I. Proof that $\lambda(A)\ge \sum\lambda(B_i)$: By the finite additivity and monotonicity, for every $N$ we have $$\lambda(A) \ge \lambda\left(\bigcup_{i=1}^N B_i\right) = \sum_{i=1}^N \lambda(B_i).$$ Now take $N\to\infty$.

II. Proof that $\lambda(A)\le \sum\lambda(B_i)$:

The statement is trivial is one of $\lambda(B_i)$ is infinite; so we assume that all $B_i$ are bounded.

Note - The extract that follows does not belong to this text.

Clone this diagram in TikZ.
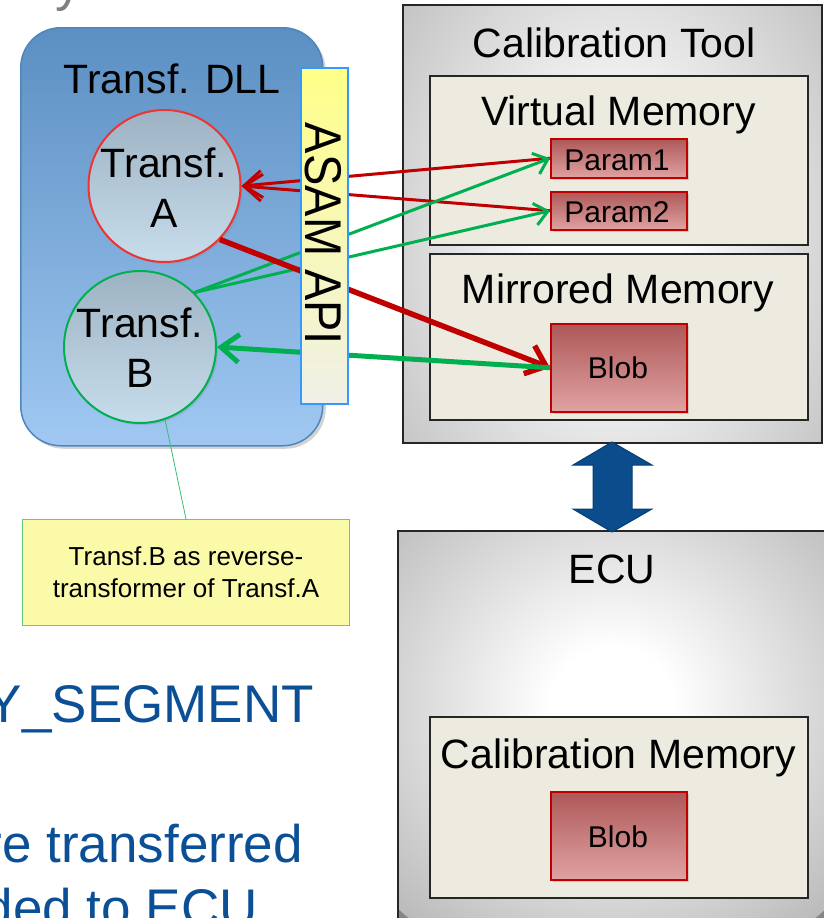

Take an arbitrary $c<\lambda(A)$ and $\varepsilon>0$. Take a compact set $K\in\mathcal{M}$ such that $K\subset A$ and $\lambda(K)>c$. For each index $i$, take an open set $G_i\in\mathcal{M}$ such that $G_i\supset B_i$ and $\lambda(G_i)<\lambda(B_i)+\frac{\varepsilon}{2^i}$. Then $$K \subset A \subset \bigcup_{i=1}^\infty B_i \subset \bigcup_{i=1}^\infty G_i,$$ by the compactness of $K$, there is some $N$ such that $$K \subset \bigcup_{i=1}^N G_i.$$ Then $$c < \lambda(K) \le \sum_{i=1}^N \lambda(G_i) \le \sum_{i=1}^N \bigg(\lambda(B_i)+\frac\varepsilon{2^i}\bigg) \le \sum_{i=1}^\infty \lambda(B_i) + \varepsilon$$ so for all $c<\lambda(A)$ and $\varepsilon>0$, $$c < \sum_{i=1}^\infty \lambda(B_i) + \varepsilon.$$ Taking $c\to\lambda(A)$ and $\varepsilon\to+0$ completes the proof.